- Example of finding the length of a part of a line segment
- Question:
- In the figure below. the ratio of the segment AB to BC is 2 : 3. If AC is 150 feet, what is the distance from the point A to the point that is 2/3 of the distance from B to C?

- Solution:
- since AB : BC = 2 : 3 (Given)
- that is, AB/BC = 2/3
- so AB = (2/3)BC
- let BC = 3x and AB = 2x
- note: AB/BC = 2x/3x = 2/3
- since points A, B, and C are all on the same line
- so AB + BC = AC
- Given AC = 150
- so AB + BC = 150
- express AB and BC in terms of x
- 2x + 3x = 150
- 5x = 150
- x = 150/5 = 30
- so AB = 2x = 2(30) = 60
- so BC = 3x = 3(30) = 90
- let D is the point that is 2/3 of the distance from B to C
- BD = (2/3)BC
- then BD = (2/3)90 = 60
- AD = AB + BD = 60 + 60 = 120
- therefore, the distance from A to the point that is 2/3 of the distance from B to C is 120 feet.

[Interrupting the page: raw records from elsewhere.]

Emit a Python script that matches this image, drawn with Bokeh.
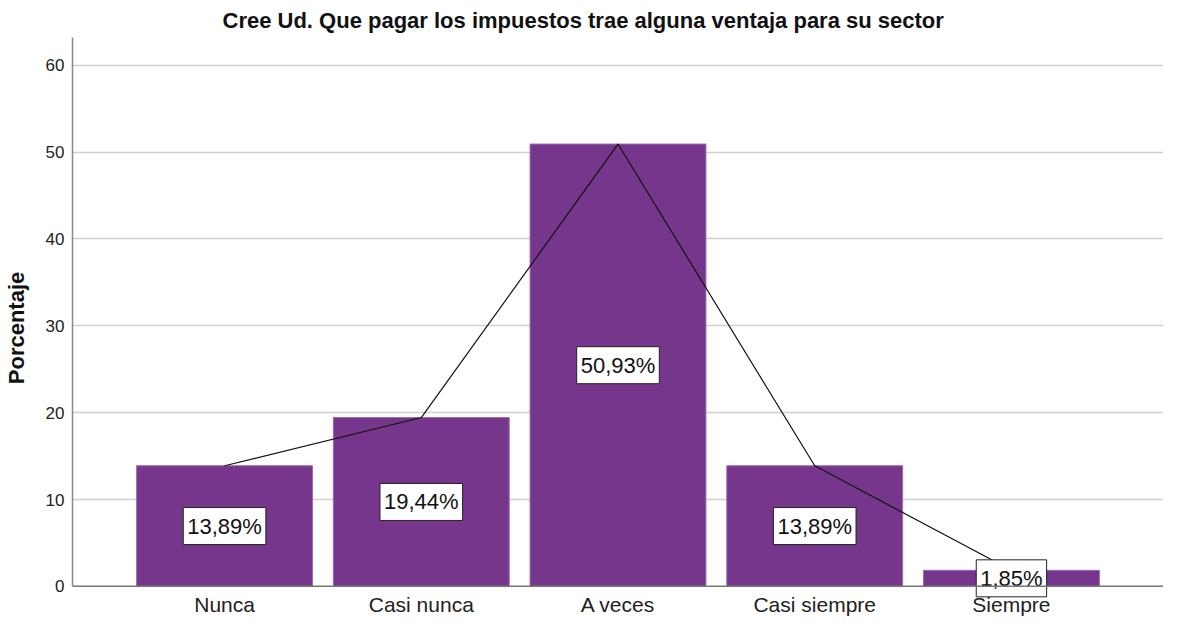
from bokeh.plotting import figure
from bokeh.models import (ColumnDataSource, FactorRange, Range1d, SingleIntervalTicker,
                          Title, Span)
from bokeh.core.properties import value
from bokeh.embed import file_html
from bokeh.resources import INLINE

categories = ["Nunca", "Casi nunca", "A veces", "Casi siempre", "Siempre"]
percentages = [13.89, 19.44, 50.93, 13.89, 1.85]
label_texts = ["13,89%", "19,44%", "50,93%", "13,89%", "1,85%"]

Y_TOP = 63.2
Y_BOTTOM = -3.7      # room below zero for the category labels
CAT_LABEL_Y = -0.8

src = ColumnDataSource(dict(
    cat=categories,
    pct=percentages,
    mid=[v / 2 for v in percentages],
    txt=label_texts,
    laby=[CAT_LABEL_Y] * len(categories),
))

FONT = "Liberation Sans"
PURPLE = "#76368c"

p = figure(
    width=1163, height=618,
    x_range=FactorRange(*categories, range_padding=0.273, range_padding_units="absolute"),
    y_range=Range1d(Y_BOTTOM, Y_TOP),
    output_backend="svg", toolbar_location=None,
    min_border_left=69, min_border_right=0, min_border_top=34, min_border_bottom=0,
)
p.title = Title(text="Cree Ud. Que pagar los impuestos trae alguna ventaja para su sector",
                align="left", offset=150, text_font=FONT, text_font_size="22px",
                text_font_style="bold", text_color="#111111")

p.vbar(x="cat", top="pct", bottom=0, width=0.894, source=src, fill_color=PURPLE,
       line_color="#9a6aae", line_width=1)
p.line(x="cat", y="pct", source=src, line_color="#111111", line_width=1.2)

p.text(x="cat", y="mid", text="txt", source=src,
       text_align="center", text_baseline="middle",
       text_font=value(FONT), text_font_size="22px", text_color="#111111",
       background_fill_color="white", border_line_color="#222222",
       border_line_width=1, padding=(4, 6))

# category labels under the baseline
p.text(x="cat", y="laby", text="cat", source=src,
       text_align="center", text_baseline="top",
       text_font=value(FONT), text_font_size="21px", text_color="#222222")

# x axis baseline
p.add_layout(Span(location=0, dimension="width", line_color="#777777", line_width=1.5))

p.outline_line_color = None
p.background_fill_color = "white"
p.border_fill_color = "white"

p.xaxis.visible = False
p.xgrid.grid_line_color = None
p.ygrid.grid_line_color = "#cfcfcf"
p.ygrid.grid_line_width = 1.5
p.ygrid.ticker = SingleIntervalTicker(interval=10)
p.ygrid.bounds = (10, Y_TOP)

p.yaxis.ticker = SingleIntervalTicker(interval=10)
p.yaxis.bounds = (0, Y_TOP)
p.yaxis.axis_label = "Porcentaje"
p.yaxis.axis_label_text_font = FONT
p.yaxis.axis_label_text_font_size = "22px"
p.yaxis.axis_label_text_font_style = "bold"
p.yaxis.axis_label_text_color = "#111111"
p.yaxis.axis_label_standoff = 14
p.yaxis.major_label_text_font = FONT
p.yaxis.major_label_text_font_size = "17px"
p.yaxis.major_label_text_color = "#222222"
p.yaxis.major_tick_line_color = None
p.yaxis.major_tick_out = 0
p.yaxis.major_tick_in = 0
p.yaxis.minor_tick_line_color = None
p.yaxis.axis_line_color = "#888888"
p.yaxis.axis_line_width = 1.5
p.yaxis.major_label_standoff = 4

open("out.html", "w").write(file_html(p, INLINE))
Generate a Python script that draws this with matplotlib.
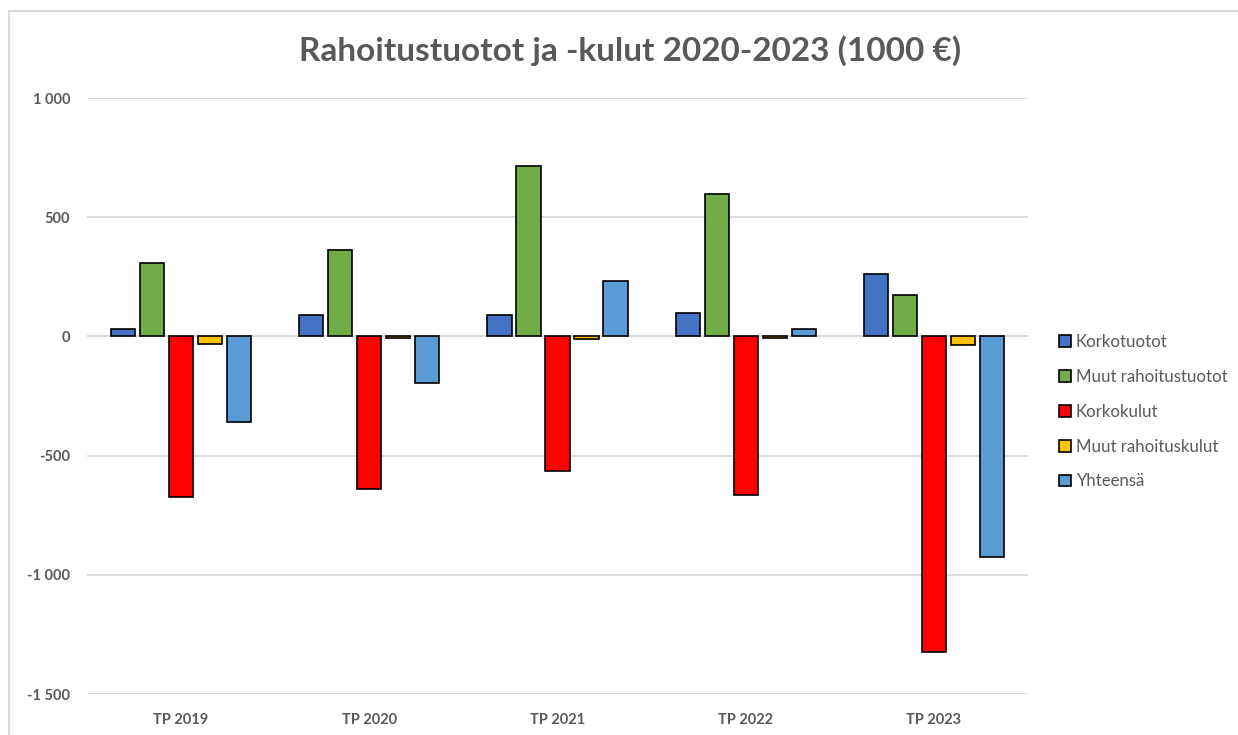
import matplotlib
matplotlib.use("Agg")
import matplotlib.pyplot as plt
from matplotlib.patches import Rectangle, Patch
from matplotlib.ticker import FuncFormatter, FixedLocator
import numpy as np

categories = ["TP 2019", "TP 2020", "TP 2021", "TP 2022", "TP 2023"]
series_names = ["Korkotuotot", "Muut rahoitustuotot", "Korkokulut", "Muut rahoituskulut", "Yhteensä"]
korkotuotot = [30, 90, 90, 97, 260]
muut_tuotot = [307, 362, 714, 596, 172]
korkokulut = [-673, -640, -566, -667, -1325]
muut_kulut = [-30, -5, -10, -5, -36]
yhteensa = [-358, -196, 231, 30, -927]
colors = ["#4472C4", "#70AD47", "#FF0000", "#FFC000", "#5B9BD5"]
yticks = [-1500, -1000, -500, 0, 500, 1000]

series = [korkotuotot, muut_tuotot, korkokulut, muut_kulut, yhteensa]

plt.rcParams['font.family'] = ['Lato', 'DejaVu Sans']
W, H = 1238, 735
fig = plt.figure(figsize=(W/100, H/100), dpi=100)
fig.patches.append(Rectangle((9/W, -0.2), 1.2, 1.2 - 11/H, transform=fig.transFigure,
                             fill=False, edgecolor="#d9d9d9", linewidth=1.5))
ax = fig.add_axes([87/W, 1 - 694/H, (1028-87)/W, (694-98)/H])

x = np.arange(len(categories))
width = 0.128
step = 0.154
for i, (vals, c) in enumerate(zip(series, colors)):
    ax.bar(x + (i - 2) * step, vals, width, color=c, edgecolor="black", linewidth=1.2,
           label=series_names[i], zorder=3)

ax.set_xlim(-0.5, len(categories) - 0.5)
ax.set_ylim(-1500, 1000)
ax.yaxis.set_major_locator(FixedLocator(yticks))
ax.yaxis.set_major_formatter(FuncFormatter(lambda v, p: f"{int(v):,}".replace(",", " ")))
ax.grid(axis="y", color="#d9d9d9", linewidth=1.3, zorder=0)
ax.axhline(0, color="#d9d9d9", linewidth=1.5, zorder=1)
for s in ax.spines.values():
    s.set_visible(False)
ax.set_xticks(x)
ax.set_xticklabels(categories)
ax.tick_params(axis="both", length=0, colors="#595959", labelsize=10.5)
for lab in ax.get_xticklabels() + ax.get_yticklabels():
    lab.set_fontweight("bold")
ax.tick_params(axis="x", pad=14)
ax.tick_params(axis="y", pad=12)

fig.text(630/W, 1 - 51/H, "Rahoitustuotot ja -kulut 2020-2023 (1000 €)", ha="center", va="center",
         fontsize=24, fontweight="bold", color="#595959")

handles = [Patch(facecolor=c, edgecolor="black", linewidth=1.2) for c in colors]
leg = fig.legend(handles, series_names, loc="upper left", bbox_to_anchor=(1044/W, 1 - 319/H),
                 frameon=False, handlelength=0.7, handleheight=0.7, handletextpad=0.3,
                 labelspacing=1.12, fontsize=12.1, labelcolor="#595959")

fig.savefig("out.png", dpi=100)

This is a ratio problem. Given the ratio of AB to BC is 2 to 3. That is, AB divide by BC is equal to = 2 divide by 3. So AB is equal to two third of BC. Let BC is three times the value of x, then AB is equal to two times x. From the figure given, the length of AB plus the length of BC is 150. So we get the equation 2x + 3x = 150. Combine Similar (like) terms to make this equation into a standard form ax = b, then x = b/a. Now we get the value of x. BC = 3x and AB = 2x. Now we get the values of AB and BC. Let D is the point that is 2/3 of the distance from B to C. Then BD = (2/3)BC. AD = AB + BD. Thus we get the distance AD.